Amanda Joy Ravenhill is Executive Director of the Buckminster Fuller Institute and an active member of the international community focused on addressing imminent global challenges. She previously held the role of Co-Founder and Executive Director of Project Drawdown, a comprehensive plan to reverse global warming. Ravenhill is driven by her experience living and working internationally as well as her enthusiasm to integrate art and science. She is the Executive Director of Buckminster Fuller Institute.

Dr. Dorn Cox, PhD, is the Research Director for the Wolfe’s Neck Center for Agriculture and the Environment, and Founder of FarmOS and the Farm Hack community. Dr. Cox was recognized in 2018 by the National Association of Conservation Districts with the inaugural Hugh Hammond Bennet award for excellence in conservation. Active in the U.S. Soil Health movement, he speaks regularly nationally and internationally about participatory science, open agricultural knowledge exchange, soil health, and regenerative agriculture. He is passionate about the potential for open source agriculture to accelerate innovation and quantify environmental services.
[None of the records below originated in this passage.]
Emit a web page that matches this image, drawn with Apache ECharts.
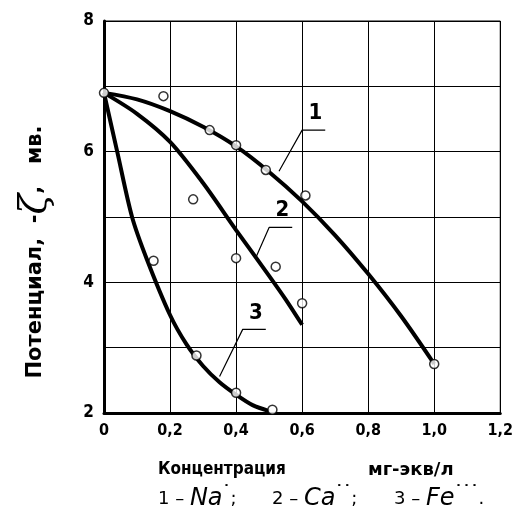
<!DOCTYPE html>
<html><head><meta charset="utf-8">
<script src="https://cdn.jsdelivr.net/npm/echarts@6/dist/echarts.min.js"></script>
<style>html,body{margin:0;padding:0;background:#fff}#c{width:516px;height:516px}</style>
</head><body><div id="c"></div>
<script>
// ---- data ----
const xTicks = [0, 0.2, 0.4, 0.6, 0.8, 1.0, 1.2];
const yTicks = [2, 4, 6, 8];
// smooth fitted curves
const curveNa = [[0,6.9],[0.1,6.8],[0.2,6.62],[0.3,6.38],[0.4,6.08],[0.5,5.69],[0.6,5.24],[0.7,4.72],[0.8,4.13],[0.9,3.48],[1.0,2.75]];
const curveCa = [[0,6.9],[0.1,6.58],[0.2,6.15],[0.3,5.52],[0.4,4.8],[0.5,4.1],[0.55,3.74],[0.6,3.35]];
const curveFe = [[0,6.9],[0.04,6.0],[0.085,5.0],[0.13,4.35],[0.2,3.5],[0.25,3.05],[0.3,2.72],[0.35,2.47],[0.4,2.28],[0.45,2.12],[0.5,2.03]];
// measured points (open circles)
const pointsNa = [[0,6.9],[0.18,6.85],[0.32,6.33],[0.4,6.1],[0.49,5.72],[0.61,5.33],[1.0,2.75]];
const pointsCa = [[0.27,5.27],[0.4,4.37],[0.52,4.24],[0.6,3.68]];
const pointsFe = [[0.15,4.33],[0.28,2.88],[0.4,2.31],[0.51,2.05]];
// leader lines: curve point -> elbow -> underline end; label position
const leaders = [
  {text:'1', path:[[0.53,5.70],[0.60,6.33],[0.67,6.33]], at:[0.64,6.58]},
  {text:'2', path:[[0.46,4.38],[0.50,4.84],[0.57,4.84]], at:[0.54,5.10]},
  {text:'3', path:[[0.35,2.56],[0.42,3.28],[0.49,3.28]], at:[0.46,3.52]}
];
const yName = 'Потенциал';
const xName1 = 'Концентрация';
const xName2 = 'мг-экв/л';
const legendItems = [['1', 'Na', '˙'], ['2', 'Ca', '˙˙'], ['3', 'Fe', '˙˙˙']];

const FONT = '"DejaVu Sans Condensed", "DejaVu Sans", sans-serif';
const chart = echarts.init(document.getElementById('c'));

const curveSeries = (d) => ({type:'line', data:d, smooth:0.3, symbol:'none',
  lineStyle:{color:'#000', width:4}, z:3, silent:true});
const ptSeries = (d) => ({type:'scatter', data:d, symbol:'circle', symbolSize:9,
  itemStyle:{color:'#fff', borderColor:'#000', borderWidth:1.5}, z:5, silent:true});
const leaderSeries = leaders.map(l => ({type:'line', data:l.path, symbol:'none',
  lineStyle:{color:'#000', width:1.2}, z:4, silent:true}));

chart.setOption({
  animation:false,
  backgroundColor:'#fff',
  grid:{left:104, right:12, top:21, bottom:103, show:true, borderColor:'#000', borderWidth:1},
  xAxis:{type:'value', min:0, max:1.2, interval:0.2,
    axisLine:{onZero:false, lineStyle:{color:'#000', width:3}},
    axisTick:{show:false},
    splitLine:{show:true, lineStyle:{color:'#000', width:1}},
    axisLabel:{color:'#000', fontFamily:FONT, fontWeight:'bold', fontSize:16, margin:10,
      formatter:v => xTicks.some(t=>Math.abs(t-v)<1e-9) ? (v===0?'0':v.toFixed(1).replace('.',',')) : ''}},
  yAxis:{type:'value', min:2, max:8, interval:1,
    axisLine:{onZero:false, lineStyle:{color:'#000', width:3}},
    axisTick:{show:false},
    splitLine:{show:true, lineStyle:{color:'#000', width:1}},
    axisLabel:{color:'#000', fontFamily:FONT, fontWeight:'bold', fontSize:17, margin:10,
      formatter:v => yTicks.includes(v) ? String(v) : ''}},
  series:[curveSeries(curveNa), curveSeries(curveCa), curveSeries(curveFe),
    ptSeries(pointsNa), ptSeries(pointsCa), ptSeries(pointsFe), ...leaderSeries]
});

const g = [];
leaders.forEach(l => {
  const p = chart.convertToPixel({gridIndex:0}, l.at);
  g.push({type:'text', x:p[0], y:p[1], style:{text:l.text, fill:'#000',
    font:'bold 22px '+FONT, align:'center', verticalAlign:'middle'}});
});
// y-axis name
g.push({type:'text', x:36, y:252, rotation:Math.PI/2,
  style:{rich:{
    a:{fontFamily:'"DejaVu Sans", sans-serif', fontWeight:'bold', fontSize:21, fill:'#000'},
    z:{fontFamily:'"DejaVu Serif", serif', fontStyle:'italic', fontSize:38, fill:'#000'}
  }, text:'{a|'+yName+',  -}{z|ζ}{a|,   мв.}', align:'center', verticalAlign:'middle'}});
// x-axis name
g.push({type:'text', x:158, y:470, style:{text:xName1, fill:'#000',
  font:'bold 17px "DejaVu Sans Condensed", sans-serif', align:'left', verticalAlign:'middle'}});
g.push({type:'text', x:368, y:470, style:{text:xName2, fill:'#000',
  font:'bold 18px "DejaVu Sans", sans-serif', align:'left', verticalAlign:'middle'}});
// legend line
const legX = [158, 272, 394];
legendItems.forEach((it, i) => {
  g.push({type:'text', x:legX[i], y:499, style:{rich:{
      n:{fontFamily:'"DejaVu Sans", sans-serif', fontSize:18, fill:'#000'},
      i:{fontFamily:'"DejaVu Sans", sans-serif', fontStyle:'italic', fontSize:24, fill:'#000'},
      s:{fontFamily:'"DejaVu Sans", sans-serif', fontWeight:'bold', fontSize:16, fill:'#000', verticalAlign:'top', padding:[0,0,12,0]}
    }, text:'{n|'+it[0]+' – }{i|'+it[1]+'}{s|'+it[2]+'}{n|'+(i<2?';':'.')+'}',
    align:'left', verticalAlign:'middle'}});
});
chart.setOption({graphic:g});
</script></body></html>
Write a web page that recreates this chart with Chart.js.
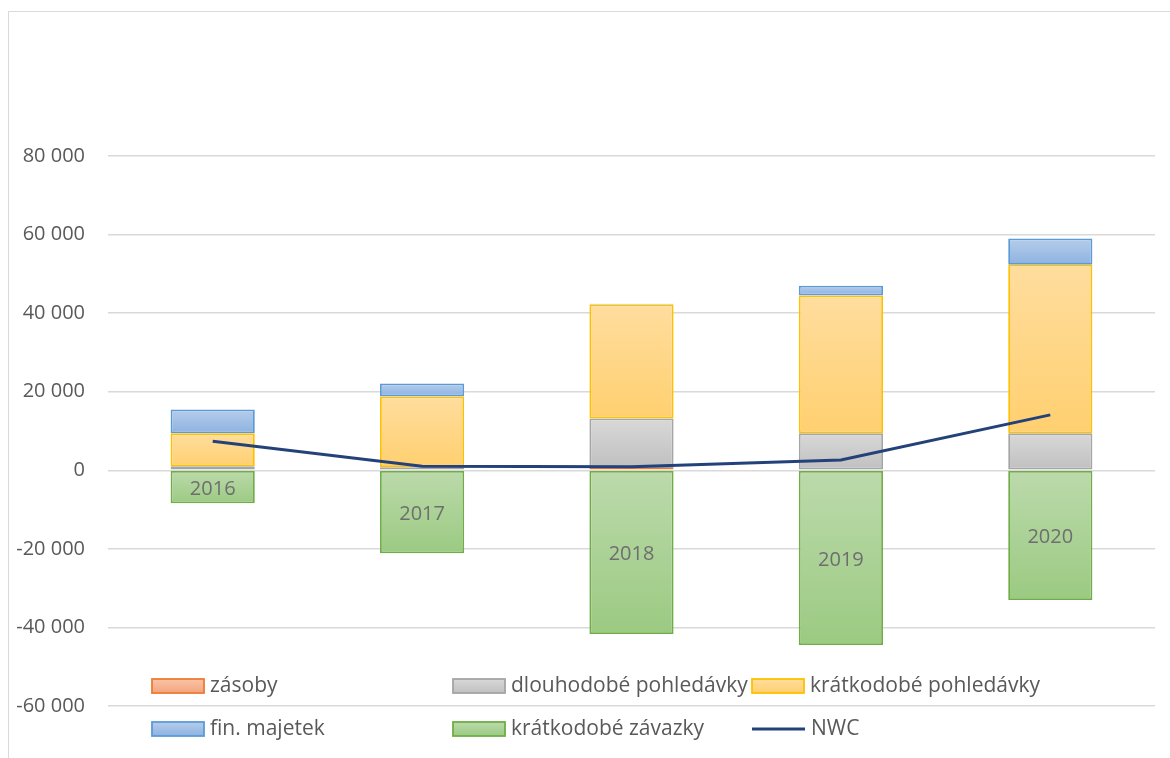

Kei Kreutler is a researcher, writer, and artist interested in how cultural narratives of technologies shape their use. Previously, she worked at Gnosis, building decentralized infrastructure for cryptonetworks, and in 2021, she co-created Gnosis Guild, a small team behind the Zodiac open software standard for interoperable and modular organizational governance tools. She is currently developing a book project on memory as a way of seeing technology, ecology, and economics.